I am a College Fellow in the Department of English at Harvard University, specializing in British literature and culture of the long eighteenth century. My research and teaching focus on connections of literature, law, and ethics as well as the history of the novel, gender studies, moral and political philosophy, and Anglo-American literary and cultural relations. I received my Ph.D. in English Literature from Yale (December 2007), my J.D. from the University of Pennsylvania Law School, and my M.A. in American Studies from Yale. Before coming to Harvard, I held a Postdoctoral Fellowship in the Introduction to the Humanities Program at Stanford.
I am currently completing a book project entitled Public Vows: Fictions of Marriage in the English Enlightenment, which examines the ways in which early novels both respond to and participate in debates about the contractual nature of the nuptial tie.
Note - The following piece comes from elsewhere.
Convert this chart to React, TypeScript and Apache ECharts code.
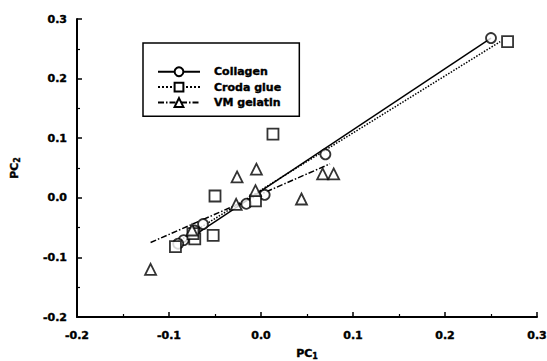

Moving from late seventeenth- and early eighteenth-century controversies about consensual divorce to mid-century debates about clandestine unions to Romantic-era disputes about the value and limits of matrimony, the study argues that novelists affirm the idea of marriage as a formal, public tie even as they reconceive this tie as an affective agreement between two equal agents. My essay on nuptial law in Moll Flanders appeared in Eighteenth-Century Fiction; an earlier version of that essay received the Catharine Macaulay Prize from the American Society for Eighteenth-Century Studies. My article on clandestine marriage in Burney’s Cecilia is forthcoming in The Eighteenth Century: Theory and Interpretation. I have also written on George Eliot’s treatment of the practice of promising (ELH) and on The Portrait of a Lady’s response to nineteenth-century American divorce debates (The Henry James Review). I am now working on two new projects. The first examines intercultural encounters in the eighteenth-century transatlantic imagination; the second explores the role of British novels in Enlightenment controversies about the moral emotions.
At Harvard, I offer a range of seminars and lecture courses. This year, I am teaching classes on the eighteenth-century novel, on gender and literature from the Restoration to Romanticism, and on the history of English crime fiction. At Stanford, I led first-year humanities seminars on topics such as “Freedom, Equality, Difference” and “A Life of Contemplation or Action? Debates in Western Literature and Philosophy.” I also maintain an active interest in pedagogy and have led workshops on teaching strategies for beginning and advanced instructors in the humanities and social sciences.